Exactly reproduce the lines that run from the one containing "Output the Python" through the one containing "last = i == n - 1", ends included, with no pictures.

■ **Data**
┌──

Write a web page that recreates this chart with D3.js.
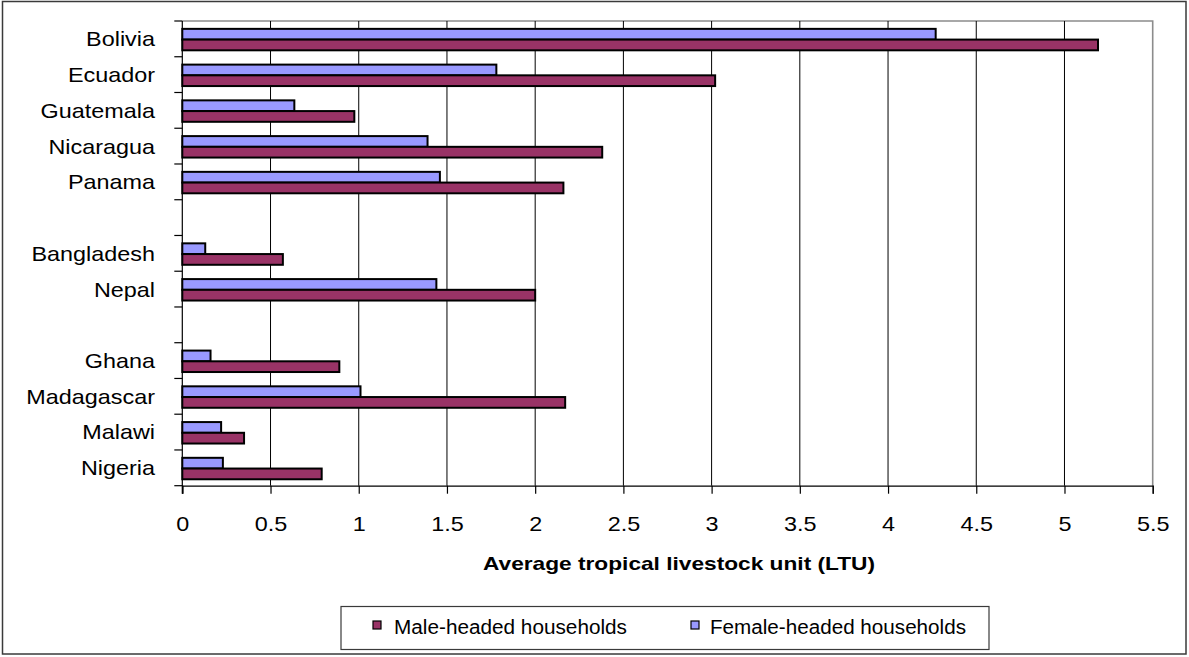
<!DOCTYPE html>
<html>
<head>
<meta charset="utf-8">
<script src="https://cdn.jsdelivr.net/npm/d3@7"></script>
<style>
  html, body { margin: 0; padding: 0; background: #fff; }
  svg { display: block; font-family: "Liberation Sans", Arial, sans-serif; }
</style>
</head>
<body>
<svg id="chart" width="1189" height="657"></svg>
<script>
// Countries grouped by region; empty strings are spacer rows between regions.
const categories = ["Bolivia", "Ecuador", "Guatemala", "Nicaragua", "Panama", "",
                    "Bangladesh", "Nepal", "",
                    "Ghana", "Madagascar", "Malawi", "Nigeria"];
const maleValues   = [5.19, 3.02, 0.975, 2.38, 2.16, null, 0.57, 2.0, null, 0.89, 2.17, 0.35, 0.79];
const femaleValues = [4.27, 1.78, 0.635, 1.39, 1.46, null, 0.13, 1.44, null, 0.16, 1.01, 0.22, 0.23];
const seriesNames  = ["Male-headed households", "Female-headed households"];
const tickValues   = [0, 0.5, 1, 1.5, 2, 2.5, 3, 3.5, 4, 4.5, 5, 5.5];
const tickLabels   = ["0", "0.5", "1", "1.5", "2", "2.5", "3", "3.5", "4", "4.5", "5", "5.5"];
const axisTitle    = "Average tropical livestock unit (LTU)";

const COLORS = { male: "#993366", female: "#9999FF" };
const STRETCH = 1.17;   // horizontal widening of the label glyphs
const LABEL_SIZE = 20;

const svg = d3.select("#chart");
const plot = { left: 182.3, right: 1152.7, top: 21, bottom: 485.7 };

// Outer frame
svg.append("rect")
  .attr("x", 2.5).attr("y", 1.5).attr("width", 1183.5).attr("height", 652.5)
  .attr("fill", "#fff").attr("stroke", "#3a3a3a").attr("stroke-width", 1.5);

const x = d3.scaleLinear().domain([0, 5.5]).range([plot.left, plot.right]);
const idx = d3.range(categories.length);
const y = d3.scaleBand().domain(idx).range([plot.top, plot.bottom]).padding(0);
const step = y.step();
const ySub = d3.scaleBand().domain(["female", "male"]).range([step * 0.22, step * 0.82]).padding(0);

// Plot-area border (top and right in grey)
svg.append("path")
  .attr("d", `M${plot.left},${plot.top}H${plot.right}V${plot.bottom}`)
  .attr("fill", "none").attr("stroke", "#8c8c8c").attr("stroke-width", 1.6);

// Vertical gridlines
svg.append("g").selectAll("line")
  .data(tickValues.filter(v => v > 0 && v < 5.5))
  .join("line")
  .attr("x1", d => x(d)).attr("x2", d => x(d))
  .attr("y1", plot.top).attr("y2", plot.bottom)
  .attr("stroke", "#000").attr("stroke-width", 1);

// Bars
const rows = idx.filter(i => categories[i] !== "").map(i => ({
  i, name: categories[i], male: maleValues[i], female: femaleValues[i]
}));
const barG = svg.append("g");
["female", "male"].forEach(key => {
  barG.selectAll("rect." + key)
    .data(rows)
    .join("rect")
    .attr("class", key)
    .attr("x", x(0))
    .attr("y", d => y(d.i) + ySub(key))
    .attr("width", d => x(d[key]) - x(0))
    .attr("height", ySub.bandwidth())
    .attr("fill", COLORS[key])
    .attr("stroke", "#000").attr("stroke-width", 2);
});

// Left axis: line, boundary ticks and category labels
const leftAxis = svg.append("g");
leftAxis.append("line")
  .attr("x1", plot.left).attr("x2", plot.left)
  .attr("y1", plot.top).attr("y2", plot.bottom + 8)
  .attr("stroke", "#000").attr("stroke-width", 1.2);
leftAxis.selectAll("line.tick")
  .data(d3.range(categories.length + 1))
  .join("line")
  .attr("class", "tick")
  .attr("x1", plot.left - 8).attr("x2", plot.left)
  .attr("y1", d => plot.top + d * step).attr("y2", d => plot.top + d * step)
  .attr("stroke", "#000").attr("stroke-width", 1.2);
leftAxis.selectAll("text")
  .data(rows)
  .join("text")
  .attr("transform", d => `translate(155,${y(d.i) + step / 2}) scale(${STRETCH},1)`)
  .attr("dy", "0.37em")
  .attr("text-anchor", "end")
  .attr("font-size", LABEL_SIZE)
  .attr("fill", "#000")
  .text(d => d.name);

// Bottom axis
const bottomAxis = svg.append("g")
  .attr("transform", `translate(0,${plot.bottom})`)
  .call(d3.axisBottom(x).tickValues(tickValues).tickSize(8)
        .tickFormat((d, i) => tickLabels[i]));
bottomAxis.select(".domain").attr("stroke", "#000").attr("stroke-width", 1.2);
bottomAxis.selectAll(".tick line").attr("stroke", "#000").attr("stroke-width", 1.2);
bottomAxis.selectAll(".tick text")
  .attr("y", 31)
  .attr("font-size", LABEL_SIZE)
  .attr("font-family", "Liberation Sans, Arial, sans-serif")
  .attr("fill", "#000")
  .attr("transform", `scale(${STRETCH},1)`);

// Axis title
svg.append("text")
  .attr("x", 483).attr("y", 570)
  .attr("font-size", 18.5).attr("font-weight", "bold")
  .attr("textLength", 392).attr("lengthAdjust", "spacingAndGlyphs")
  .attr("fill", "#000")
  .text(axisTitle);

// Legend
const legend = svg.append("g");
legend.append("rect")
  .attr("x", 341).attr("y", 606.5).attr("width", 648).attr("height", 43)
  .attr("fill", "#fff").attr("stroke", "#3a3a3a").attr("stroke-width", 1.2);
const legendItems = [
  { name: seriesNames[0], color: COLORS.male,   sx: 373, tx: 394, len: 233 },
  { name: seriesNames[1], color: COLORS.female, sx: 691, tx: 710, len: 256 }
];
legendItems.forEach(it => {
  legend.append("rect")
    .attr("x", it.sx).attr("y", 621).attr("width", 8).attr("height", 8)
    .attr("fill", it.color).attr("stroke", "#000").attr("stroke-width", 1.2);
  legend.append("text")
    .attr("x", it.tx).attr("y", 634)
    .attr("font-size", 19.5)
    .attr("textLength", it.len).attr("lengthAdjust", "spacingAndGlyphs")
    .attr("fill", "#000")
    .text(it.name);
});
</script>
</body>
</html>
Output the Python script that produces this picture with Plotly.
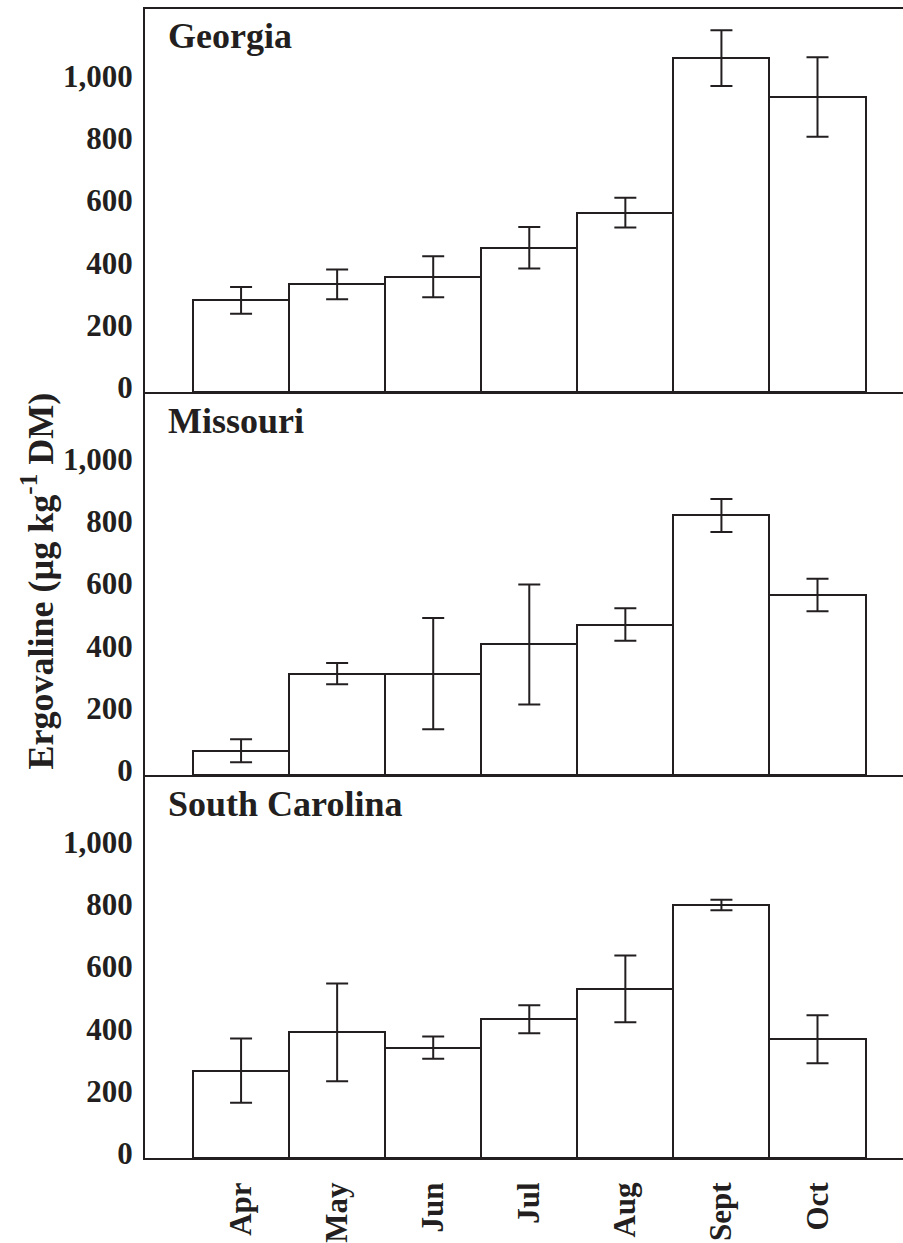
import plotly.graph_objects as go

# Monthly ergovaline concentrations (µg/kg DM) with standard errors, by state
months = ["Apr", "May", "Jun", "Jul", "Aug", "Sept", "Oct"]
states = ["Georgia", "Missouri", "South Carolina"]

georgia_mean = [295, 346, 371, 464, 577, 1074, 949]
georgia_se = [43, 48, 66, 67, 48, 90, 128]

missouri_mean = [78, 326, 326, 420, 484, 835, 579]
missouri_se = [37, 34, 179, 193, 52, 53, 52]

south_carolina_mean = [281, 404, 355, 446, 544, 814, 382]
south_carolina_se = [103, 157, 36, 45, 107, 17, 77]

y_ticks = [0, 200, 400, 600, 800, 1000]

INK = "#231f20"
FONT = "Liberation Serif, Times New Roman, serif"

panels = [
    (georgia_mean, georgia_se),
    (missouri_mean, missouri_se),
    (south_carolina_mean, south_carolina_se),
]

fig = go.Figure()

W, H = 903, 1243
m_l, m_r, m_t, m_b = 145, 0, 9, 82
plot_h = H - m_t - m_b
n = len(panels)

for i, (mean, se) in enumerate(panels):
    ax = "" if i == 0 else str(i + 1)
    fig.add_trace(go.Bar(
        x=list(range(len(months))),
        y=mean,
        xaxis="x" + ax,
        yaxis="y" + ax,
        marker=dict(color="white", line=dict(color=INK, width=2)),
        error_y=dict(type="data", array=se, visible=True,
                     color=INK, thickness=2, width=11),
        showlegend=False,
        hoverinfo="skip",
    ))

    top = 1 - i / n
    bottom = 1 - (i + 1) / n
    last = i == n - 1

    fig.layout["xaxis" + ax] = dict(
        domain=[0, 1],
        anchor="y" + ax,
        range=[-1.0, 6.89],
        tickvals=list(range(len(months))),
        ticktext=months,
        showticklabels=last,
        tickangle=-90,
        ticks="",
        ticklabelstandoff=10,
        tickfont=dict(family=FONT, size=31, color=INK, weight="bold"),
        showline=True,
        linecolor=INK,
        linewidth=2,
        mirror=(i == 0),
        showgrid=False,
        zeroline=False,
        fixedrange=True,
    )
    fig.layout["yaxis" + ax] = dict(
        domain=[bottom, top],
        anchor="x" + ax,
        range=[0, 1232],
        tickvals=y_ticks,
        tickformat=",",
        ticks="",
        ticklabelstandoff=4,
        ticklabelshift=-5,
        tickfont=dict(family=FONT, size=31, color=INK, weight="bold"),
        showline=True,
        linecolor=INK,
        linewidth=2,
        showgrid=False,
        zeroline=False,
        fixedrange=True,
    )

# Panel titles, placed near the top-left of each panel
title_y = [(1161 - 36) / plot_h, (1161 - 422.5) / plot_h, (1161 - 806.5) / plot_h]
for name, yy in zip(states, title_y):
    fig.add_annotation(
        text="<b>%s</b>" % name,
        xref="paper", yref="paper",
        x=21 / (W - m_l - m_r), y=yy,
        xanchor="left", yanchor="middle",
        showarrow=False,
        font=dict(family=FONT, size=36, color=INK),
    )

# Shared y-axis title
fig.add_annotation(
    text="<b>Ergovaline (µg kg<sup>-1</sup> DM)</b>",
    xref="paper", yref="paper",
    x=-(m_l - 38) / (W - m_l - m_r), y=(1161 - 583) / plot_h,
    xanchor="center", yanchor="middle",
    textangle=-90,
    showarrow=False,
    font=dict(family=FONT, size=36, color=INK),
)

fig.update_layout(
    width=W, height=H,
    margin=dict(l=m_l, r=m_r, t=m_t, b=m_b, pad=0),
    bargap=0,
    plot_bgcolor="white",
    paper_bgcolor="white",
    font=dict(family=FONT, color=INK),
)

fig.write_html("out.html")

└──

■ **Answer to the problem**
Output the Python script that produces this picture with Plotly.
import plotly.graph_objects as go

# Monthly ergovaline concentrations (µg/kg DM) with standard errors, by state
months = ["Apr", "May", "Jun", "Jul", "Aug", "Sept", "Oct"]
states = ["Georgia", "Missouri", "South Carolina"]

georgia_mean = [295, 346, 371, 464, 577, 1074, 949]
georgia_se = [43, 48, 66, 67, 48, 90, 128]

missouri_mean = [78, 326, 326, 420, 484, 835, 579]
missouri_se = [37, 34, 179, 193, 52, 53, 52]

south_carolina_mean = [281, 404, 355, 446, 544, 814, 382]
south_carolina_se = [103, 157, 36, 45, 107, 17, 77]

y_ticks = [0, 200, 400, 600, 800, 1000]

INK = "#231f20"
FONT = "Liberation Serif, Times New Roman, serif"

panels = [
    (georgia_mean, georgia_se),
    (missouri_mean, missouri_se),
    (south_carolina_mean, south_carolina_se),
]

fig = go.Figure()

W, H = 903, 1243
m_l, m_r, m_t, m_b = 145, 0, 9, 82
plot_h = H - m_t - m_b
n = len(panels)

for i, (mean, se) in enumerate(panels):
    ax = "" if i == 0 else str(i + 1)
    fig.add_trace(go.Bar(
        x=list(range(len(months))),
        y=mean,
        xaxis="x" + ax,
        yaxis="y" + ax,
        marker=dict(color="white", line=dict(color=INK, width=2)),
        error_y=dict(type="data", array=se, visible=True,
                     color=INK, thickness=2, width=11),
        showlegend=False,
        hoverinfo="skip",
    ))

    top = 1 - i / n
    bottom = 1 - (i + 1) / n
    last = i == n - 1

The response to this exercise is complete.